-- Plotting code records --
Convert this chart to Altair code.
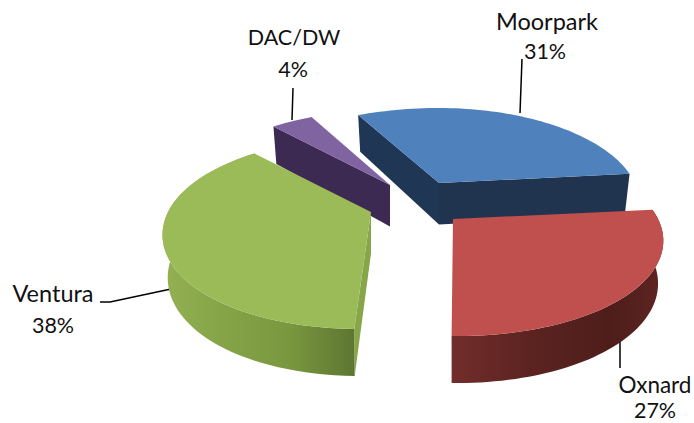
import math
import altair as alt
import pandas as pd

categories = ["Moorpark", "Oxnard", "Ventura", "DAC/DW"]
shares = [31, 27, 38, 4]
label_lines = ["31%", "27%", "38%", "4%"]

# layout (image pixels)
START_ANGLE = -27.5
APEX = {"Moorpark": (439, 183), "Oxnard": (453, 219), "Ventura": (371, 212), "DAC/DW": (390, 185)}
X_STRETCH = {"Moorpark": (1.03, 0.965), "Oxnard": (1.0, 1.01), "Ventura": (1.0, 1.0), "DAC/DW": (1.0, 1.0)}
NAME_POS = {"Moorpark": (547, 23), "Oxnard": (655, 386), "Ventura": (53, 295), "DAC/DW": (294, 39)}
NAME_SIZE = {"Moorpark": 23.5, "Oxnard": 22.5, "Ventura": 23.5, "DAC/DW": 21.5}
PCT_POS = {"Moorpark": (545, 53), "Oxnard": (655, 412), "Ventura": (53, 327), "DAC/DW": (293, 71)}
LEADERS = [
    [(522, 59), (520, 113)],
    [(620, 339), (620, 368)],
    [(100, 302), (110, 302), (171, 289)],
    [(293, 88), (292, 120)],
]
RX, RY, K, VPX, SKEW = 203.0, 91.4, -0.219, 429.0, 0.0016


def pt(name, theta, level=0):
    ax, ay = APEX[name]
    u, v = math.sin(math.radians(theta)), -math.cos(math.radians(theta))
    d = 1 + K * v
    x, y = RX * u / d, RY * v / d
    x *= X_STRETCH[name][0 if x < 0 else 1]
    if v > 0:
        x += (ax - VPX) * SKEW * y * v
    if level:
        return [ax + x * 0.975, ay + y + 41.5 + 5.5 * v]
    return [ax + x, ay + y]


def apex(name, level=0):
    ax, ay = APEX[name]
    return [ax, ay + (41.5 if level else 0)]


spans, a = {}, START_ANGLE
for c, s in zip(categories, shares):
    spans[c] = (a, a + s * 3.6)
    a += s * 3.6


def arc(name, level=0):
    t0, t1 = spans[name]
    n = 60
    return [pt(name, t0 + (t1 - t0) * i / n, level) for i in range(n + 1)]


def top(name):
    return [apex(name)] + arc(name) + [apex(name)]


def band(name):
    r = arc(name) + arc(name, 1)[::-1]
    return r + [r[0]]


def radial(name, theta):
    r = [apex(name), pt(name, theta), pt(name, theta, 1), apex(name, 1)]
    return r + [r[0]]


def grad(*stops):
    return alt.LinearGradient(
        gradient="linear", x1=0, x2=1, y1=0, y2=0,
        stops=[alt.GradientStop(offset=o, color=c) for o, c in stops],
    )


def poly(ring, fill):
    feature = {"type": "Feature", "properties": {},
               "geometry": {"type": "Polygon", "coordinates": [ring]}}
    return alt.Chart(alt.InlineData(values=[feature], format=alt.DataFormat(type="json"))).mark_geoshape(
        fill=fill, stroke=None, strokeWidth=0)


def path(pts):
    feature = {"type": "Feature", "properties": {},
               "geometry": {"type": "LineString", "coordinates": [list(p) for p in pts]}}
    return alt.Chart(alt.InlineData(values=[feature], format=alt.DataFormat(type="json"))).mark_geoshape(
        filled=False, fill=None, stroke="#000000", strokeWidth=1.5)


M, O, V, D = categories
layers = [path(l) for l in LEADERS]
layers += [
    poly(radial(D, spans[D][0]), "#3d2a52"),
    poly(top(D), "#8064a2"),
    poly(radial(M, spans[M][0]), "#1f3655"),
    poly(radial(M, spans[M][1]), "#20344f"),
    poly(top(M), "#4f81bd"),
    poly(band(O), grad((0, "#722d2a"), (0.35, "#5c2421"), (0.75, "#4e1d1a"), (1, "#5e2522"))),
    poly(top(O), "#c0504d"),
    poly(radial(V, spans[V][0]), "#86a648"),
    poly(band(V), grad((0, "#93b152"), (0.3, "#86a548"), (0.65, "#7a983f"), (1, "#5d7631"))),
    poly(top(V), "#9bbb59"),
]

names = pd.DataFrame({"lon": [NAME_POS[c][0] for c in categories],
                      "lat": [NAME_POS[c][1] for c in categories], "t": categories,
                      "sz": [NAME_SIZE[c] for c in categories]})
pcts = pd.DataFrame({"lon": [PCT_POS[c][0] for c in categories],
                     "lat": [PCT_POS[c][1] for c in categories], "t": label_lines,
                     "sz": [21.5] * 4})
for df in (names, pcts):
    layers.append(alt.Chart(df).mark_text(font="Lato", color="#111111",
                                          align="center", baseline="middle").encode(
        longitude="lon:Q", latitude="lat:Q", text="t:N",
        size=alt.Size("sz:Q", scale=None, legend=None)))

chart = alt.layer(*layers).properties(
    width=686, height=415, padding=0, background="white",
    projection=alt.Projection(type="identity", scale=1, translate=[-8, -8]),
).configure_view(stroke=None)

chart.save("out.html", embed_options={
    "renderer": "svg", "actions": False,
    "defaultStyle": "body{margin-bottom:0;margin-right:0} svg{display:block}",
})
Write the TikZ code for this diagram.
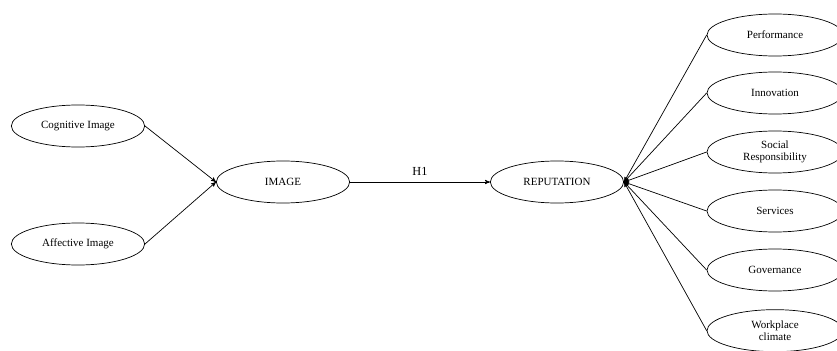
\documentclass[tikz,border=0pt]{standalone}
\usepackage{fontspec}
\setmainfont{Liberation Serif}
\usepackage{tikz}
\usetikzlibrary{arrows}
\usetikzlibrary{shapes}

\begin{document}
\begin{tikzpicture}[->,semithick,>=stealth',scale=1.0]
    \tikzstyle{label}=[text=black]
    \tikzstyle{construct}=[draw, ellipse, inner sep=0pt, minimum width=4.0cm, minimum height=1.26cm, fill=none, text=black, font=\fontsize{9.4}{10.5}\selectfont, align=center]
    \tikzstyle{dimension}=[style=construct, minimum width=4.08cm]

    \useasboundingbox (0,0) rectangle (25.11,10.5);

    \node[construct]  (COG) at (2.34,6.72)  {Cognitive Image};
    \node[construct]  (AFF) at (2.34,3.18)  {Affective Image};
    \node[construct]  (IMG) at (8.49,5.04)  {IMAGE};
    \node[construct]  (REP) at (16.71,5.04) {REPUTATION};

    \node[dimension]  (PER) at (23.25,9.45) {Performance};
    \node[dimension]  (INN) at (23.25,7.71) {Innovation};
    \node[dimension]  (SOC) at (23.25,5.94) {Social\\Responsibility};
    \node[dimension]  (SER) at (23.25,4.17) {Services};
    \node[dimension]  (GOV) at (23.25,2.40) {Governance};
    \node[dimension]  (WOR) at (23.25,0.58) {Workplace\\climate};

    \path[every node/.style={anchor=south, font=\fontsize{10.5}{12}\selectfont}]
     (COG.east) edge (IMG.west)
     (AFF.east) edge (IMG.west)
     (IMG) edge node[yshift=2pt] {H1} (REP)
     (PER.west) edge (REP.east)
     (INN.west) edge (REP.east)
     (SOC.west) edge (REP.east)
     (SER.west) edge (REP.east)
     (GOV.west) edge (REP.east)
     (WOR.west) edge (REP.east);
  \end{tikzpicture}
\end{document}
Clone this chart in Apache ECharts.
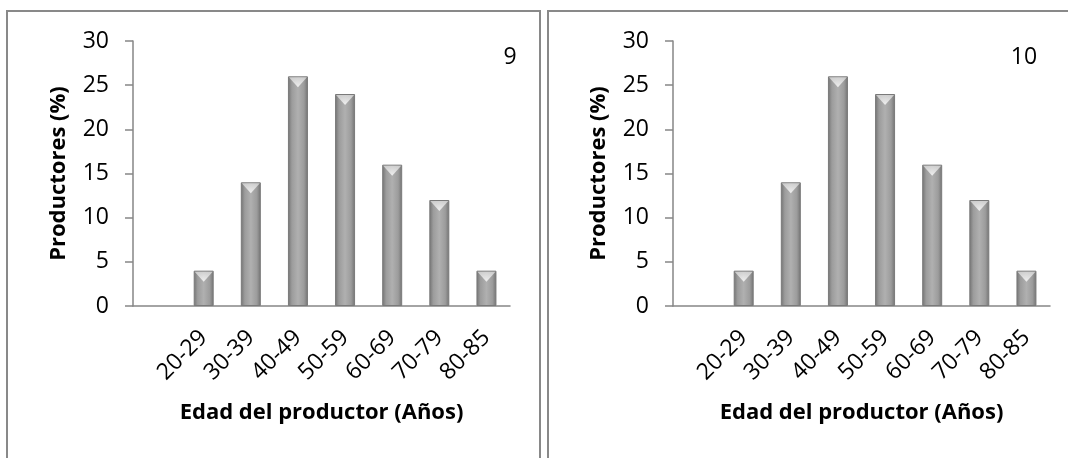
<!DOCTYPE html>
<html>
<head>
<meta charset="utf-8">
<script src="https://cdn.jsdelivr.net/npm/echarts@6/dist/echarts.min.js"></script>
<style>
  html, body { margin: 0; padding: 0; background: #ffffff; }
  #chart { width: 1068px; height: 458px; }
</style>
</head>
<body>
<div id="chart"></div>
<script>
// Age groups of producers (first slot is an empty leading category)
const categories = ['', '20-29', '30-39', '40-49', '50-59', '60-69', '70-79', '80-85'];
// Share of producers (%) per age group, panel 9 and panel 10
const valuesPanel9 = ['-', 4, 14, 26, 24, 16, 12, 4];
const valuesPanel10 = ['-', 4, 14, 26, 24, 16, 12, 4];
const panelLabels = ['9', '10'];
const yTicks = { min: 0, max: 30, interval: 5 };

const FONT = '"Open Sans", "Noto Sans", sans-serif';
const AXIS_GREY = '#868686';

const barFill = {
  type: 'linear', x: 0, y: 0, x2: 1, y2: 0,
  colorStops: [
    { offset: 0, color: '#727272' },
    { offset: 0.2, color: '#9c9c9c' },
    { offset: 0.5, color: '#b0b0b0' },
    { offset: 0.8, color: '#9c9c9c' },
    { offset: 1, color: '#727272' }
  ]
};
const capFill = {
  type: 'linear', x: 0, y: 0, x2: 0, y2: 1,
  colorStops: [
    { offset: 0, color: '#ffffff' },
    { offset: 1, color: '#d8d8d8' }
  ]
};

function grid(left) {
  return { left: left, top: 41, width: 377, height: 265 };
}
function xAxis(gridIndex) {
  return {
    type: 'category', gridIndex: gridIndex, data: categories,
    axisLine: { lineStyle: { color: AXIS_GREY, width: 1.5 } },
    axisTick: { show: false },
    axisLabel: { rotate: 45, margin: 28, fontSize: 23, color: '#000', fontFamily: FONT },
    name: 'Edad del productor (Años)', nameLocation: 'middle', nameGap: 96,
    nameTextStyle: { fontSize: 22, fontWeight: 'bold', color: '#000', fontFamily: FONT }
  };
}
function yAxis(gridIndex) {
  return {
    type: 'value', gridIndex: gridIndex, min: yTicks.min, max: yTicks.max, interval: yTicks.interval,
    splitLine: { show: false },
    axisLine: { show: true, lineStyle: { color: AXIS_GREY, width: 1.5 } },
    axisTick: { show: true, inside: false, length: 8, lineStyle: { color: AXIS_GREY, width: 1.5 } },
    axisLabel: { margin: 24, fontSize: 23, color: '#000', fontFamily: FONT },
    name: 'Productores (%)', nameLocation: 'middle', nameGap: 63,
    nameTextStyle: { fontSize: 22, fontWeight: 'bold', color: '#000', fontFamily: FONT }
  };
}
function bars(idx, data) {
  return {
    type: 'bar', xAxisIndex: idx, yAxisIndex: idx, data: data, barWidth: 20,
    itemStyle: { color: barFill, borderColor: '#7a7a7a', borderWidth: 1 },
    emphasis: { disabled: true }, silent: true, z: 2
  };
}
function caps(idx, data) {
  return {
    type: 'scatter', xAxisIndex: idx, yAxisIndex: idx, data: data,
    symbol: 'triangle', symbolRotate: 180, symbolSize: [18, 10], symbolOffset: [0, 6],
    itemStyle: { color: capFill },
    emphasis: { disabled: true }, silent: true, z: 3
  };
}
function panelText(label, x) {
  return {
    type: 'text', x: x, y: 57, silent: true,
    style: { text: label, fill: '#000', font: '23px ' + FONT, textAlign: 'center', textVerticalAlign: 'middle' }
  };
}

const chart = echarts.init(document.getElementById('chart'), null, { renderer: 'canvas' });
chart.setOption({
  animation: false,
  backgroundColor: '#ffffff',
  graphic: [
    { type: 'rect', shape: { x: 7, y: 11, width: 533, height: 460 }, style: { fill: 'none', stroke: '#898989', lineWidth: 2 }, silent: true, z: -1 },
    { type: 'rect', shape: { x: 548, y: 11, width: 540, height: 460 }, style: { fill: 'none', stroke: '#898989', lineWidth: 2 }, silent: true, z: -1 },
    panelText(panelLabels[0], 510),
    panelText(panelLabels[1], 1024)
  ],
  grid: [grid(133), grid(673)],
  xAxis: [xAxis(0), xAxis(1)],
  yAxis: [yAxis(0), yAxis(1)],
  series: [
    bars(0, valuesPanel9), caps(0, valuesPanel9),
    bars(1, valuesPanel10), caps(1, valuesPanel10)
  ]
});
</script>
</body>
</html>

-- Set task --
Write out the lines running from the one that contains "Write the TikZ code for this diagram." through the one that contains "(REP) at (16.71,5.04)", ends included, and nothing else. Pictures stay out of the copy.

-- Answer to the problem --
Write the TikZ code for this diagram.
\documentclass[tikz,border=0pt]{standalone}
\usepackage{fontspec}
\setmainfont{Liberation Serif}
\usepackage{tikz}
\usetikzlibrary{arrows}
\usetikzlibrary{shapes}

\begin{document}
\begin{tikzpicture}[->,semithick,>=stealth',scale=1.0]
    \tikzstyle{label}=[text=black]
    \tikzstyle{construct}=[draw, ellipse, inner sep=0pt, minimum width=4.0cm, minimum height=1.26cm, fill=none, text=black, font=\fontsize{9.4}{10.5}\selectfont, align=center]
    \tikzstyle{dimension}=[style=construct, minimum width=4.08cm]

    \useasboundingbox (0,0) rectangle (25.11,10.5);

    \node[construct]  (COG) at (2.34,6.72)  {Cognitive Image};
    \node[construct]  (AFF) at (2.34,3.18)  {Affective Image};
    \node[construct]  (IMG) at (8.49,5.04)  {IMAGE};
    \node[construct]  (REP) at (16.71,5.04) {REPUTATION};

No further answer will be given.